**WRITTEN TASK:** Nothing but the lines from the top of the data to the line holding "import * as" should be printed, word for word and both ends included; leave the pictures out.

**SOURCE EXCERPT:**

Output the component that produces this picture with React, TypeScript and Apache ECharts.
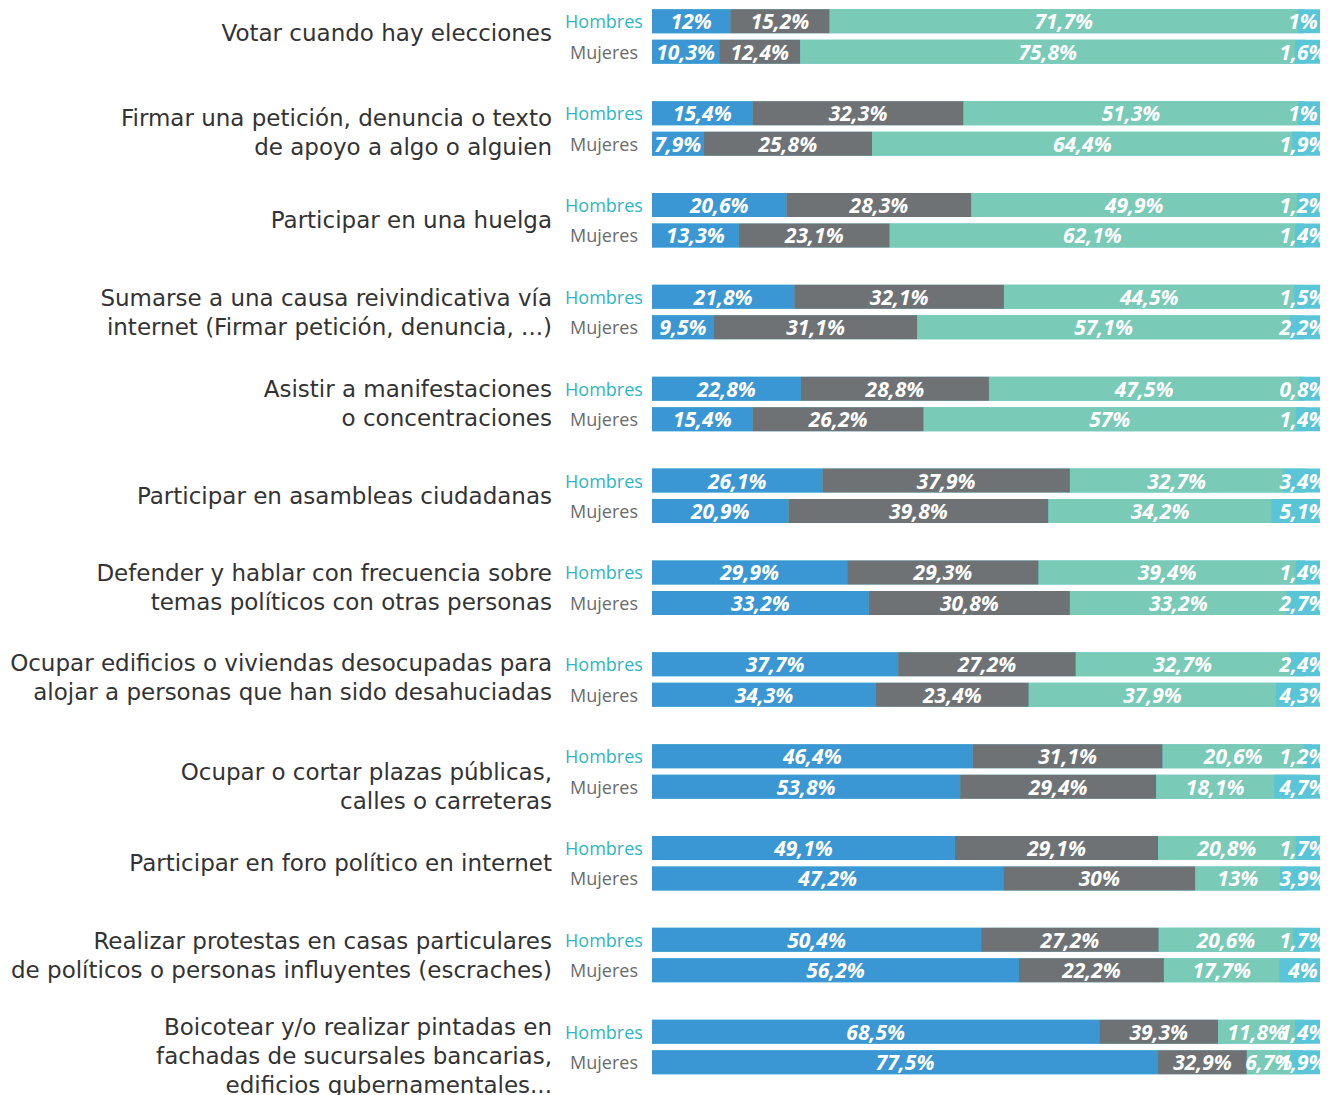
import React, { useEffect, useRef } from "react";
import * as echarts from "echarts";

const categories = [
  "Votar cuando hay elecciones",
  "Firmar una petición, denuncia o texto\nde apoyo a algo o alguien",
  "Participar en una huelga",
  "Sumarse a una causa reivindicativa vía\ninternet (Firmar petición, denuncia, ...)",
  "Asistir a manifestaciones\no concentraciones",
  "Participar en asambleas ciudadanas",
  "Defender y hablar con frecuencia sobre\ntemas políticos con otras personas",
  "Ocupar edificios o viviendas desocupadas para\nalojar a personas que han sido desahuciadas",
  "Ocupar o cortar plazas públicas,\ncalles o carreteras",
  "Participar en foro político en internet",
  "Realizar protestas en casas particulares\nde políticos o personas influyentes (escraches)",
  "Boicotear y/o realizar pintadas en\nfachadas de sucursales bancarias,\nedificios gubernamentales...",
];

const groupNames = ["Hombres", "Mujeres"];

// Printed percentages (labels)
const blueH = [12, 15.4, 20.6, 21.8, 22.8, 26.1, 29.9, 37.7, 46.4, 49.1, 50.4, 68.5];
const grayH = [15.2, 32.3, 28.3, 32.1, 28.8, 37.9, 29.3, 27.2, 31.1, 29.1, 27.2, 39.3];
const tealH = [71.7, 51.3, 49.9, 44.5, 47.5, 32.7, 39.4, 32.7, 20.6, 20.8, 20.6, 11.8];
const lightH = [1, 1, 1.2, 1.5, 0.8, 3.4, 1.4, 2.4, 1.2, 1.7, 1.7, 1.4];
const blueM = [10.3, 7.9, 13.3, 9.5, 15.4, 20.9, 33.2, 34.3, 53.8, 47.2, 56.2, 77.5];
const grayM = [12.4, 25.8, 23.1, 31.1, 26.2, 39.8, 30.8, 23.4, 29.4, 30, 22.2, 32.9];
const tealM = [75.8, 64.4, 62.1, 57.1, 57, 34.2, 33.2, 37.9, 18.1, 13, 17.7, 6.7];
const lightM = [1.6, 1.9, 1.4, 2.2, 1.4, 5.1, 2.7, 4.3, 4.7, 3.9, 4, 1.9];

// Bar lengths as drawn in the picture
const blueLenH = [12, 15.4, 20.6, 21.8, 22.8, 26.1, 29.9, 37.7, 49.1, 46.4, 50.4, 68.5];
const grayLenH = [15.2, 32.3, 28.3, 32.1, 28.8, 37.9, 29.3, 27.2, 29.1, 31.1, 27.2, 18.2];
const tealLenH = [71.7, 51.3, 49.9, 44.5, 47.5, 32.7, 39.4, 32.7, 21.6, 21.1, 20.6, 11.8];
const blueLenM = [10.3, 7.9, 13.3, 9.5, 15.4, 20.9, 33.2, 34.3, 47.2, 53.8, 56.2, 77.5];
const grayLenM = [12.4, 25.8, 23.1, 31.1, 26.2, 39.8, 30.8, 23.4, 30, 29.4, 22.2, 13.6];
const tealLenM = [75.8, 64.4, 62.1, 57.1, 57, 34.2, 33.2, 37.9, 18.1, 13, 17.7, 6.7];

const BLUE = "#3a97d3";
const GRAY = "#6e7275";
const TEAL = "#79cab7";
const LIGHT = "#5ac5d6";
const FONT = "'Open Sans', sans-serif";
const CAT_FONT = "'DejaVu Sans', sans-serif";

// vertical nudges (px) of the category names, as laid out in the picture
const labelShift = [-4, 4, 0, 0, 0, 0, 0, -2, 15, 0, 0, 9];

const fmt = (v: number) => String(v).replace(".", ",") + "%";

function buildStack(stack: string, name: string, nameColor: string, lens: number[][], labels: number[][]) {
  const colors = [BLUE, GRAY, TEAL, LIGHT];
  const base: any = {
    type: "bar",
    stack,
    barWidth: 24,
    barGap: "27%",
    silent: true,
  };
  const out: any[] = [
    {
      ...base,
      name: name + "-label",
      data: categories.map(() => 0),
      itemStyle: { color: LIGHT },
      showBackground: true,
      backgroundStyle: { color: LIGHT },
      label: {
        show: true,
        position: "left",
        distance: 48,
        align: "center",
        formatter: name,
        color: nameColor,
        fontSize: 18,
        fontFamily: FONT,
      },
    },
  ];
  lens.forEach((arr, i) => {
    const lab = labels[i];
    const s: any = {
      ...base,
      name: name + "-" + i,
      data: arr,
      itemStyle: { color: colors[i] },
      label: {
        show: true,
        position: "inside",
        color: "#ffffff",
        fontSize: 21,
        fontWeight: "bold",
        fontStyle: "italic",
        fontFamily: FONT,
        formatter: (p: any) => fmt(lab[p.dataIndex]),
      },
    };
    if (i === 3) {
      s.labelLayout = (params: any) => ({
        x: 1303,
        y: params.rect.y + params.rect.height / 2,
        align: "center",
        verticalAlign: "middle",
      });
    }
    out.push(s);
  });
  return out;
}

const rich: any = {
  n: { fontSize: 23, lineHeight: 29, fontFamily: CAT_FONT, color: "#333333" },
};
labelShift.forEach((d, i) => {
  if (d !== 0) rich["s" + i] = { fontSize: 2, lineHeight: Math.abs(d) * 2 };
});

function catFormatter(value: string, index: number) {
  const body = value
    .split("\n")
    .map((l) => "{n|" + l + "}")
    .join("\n");
  const d = labelShift[index] || 0;
  if (d > 0) return "{s" + index + "| }\n" + body;
  if (d < 0) return body + "\n{s" + index + "| }";
  return body;
}

export default function App() {
  const ref = useRef<HTMLDivElement>(null);
  useEffect(() => {
    if (!ref.current) return;
    const chart = echarts.init(ref.current, null, { renderer: "svg" });
    chart.setOption({
      animation: false,
      backgroundColor: "#ffffff",
      grid: {
        left: 652,
        right: 0,
        top: 0.6,
        bottom: 2.1,
        containLabel: false,
        outerBoundsMode: "none",
      },
      xAxis: { type: "value", min: 0, max: 102.3, show: false },
      yAxis: {
        type: "category",
        inverse: true,
        data: categories,
        axisLine: { show: false },
        axisTick: { show: false },
        splitLine: { show: false },
        axisLabel: {
          margin: 100,
          fontSize: 23,
          color: "#333333",
          fontFamily: CAT_FONT,
          lineHeight: 29,
          align: "right",
          formatter: catFormatter,
          rich,
        },
      },
      series: [
        ...buildStack("h", groupNames[0], "#2fb5c2", [blueLenH, grayLenH, tealLenH, lightH], [blueH, grayH, tealH, lightH]),
        ...buildStack("m", groupNames[1], "#6b6b6b", [blueLenM, grayLenM, tealLenM, lightM], [blueM, grayM, tealM, lightM]),
      ],
    });
    return () => chart.dispose();
  }, []);
  return (
    <div
      ref={ref}
      style={{ position: "absolute", left: 0, top: -10, width: 1320, height: 1105, overflow: "hidden" }}
    />
  );
}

**RESULT BELOW:**
Output the component that produces this picture with React, TypeScript and Apache ECharts.
import React, { useEffect, useRef } from "react";
import * as echarts from "echarts";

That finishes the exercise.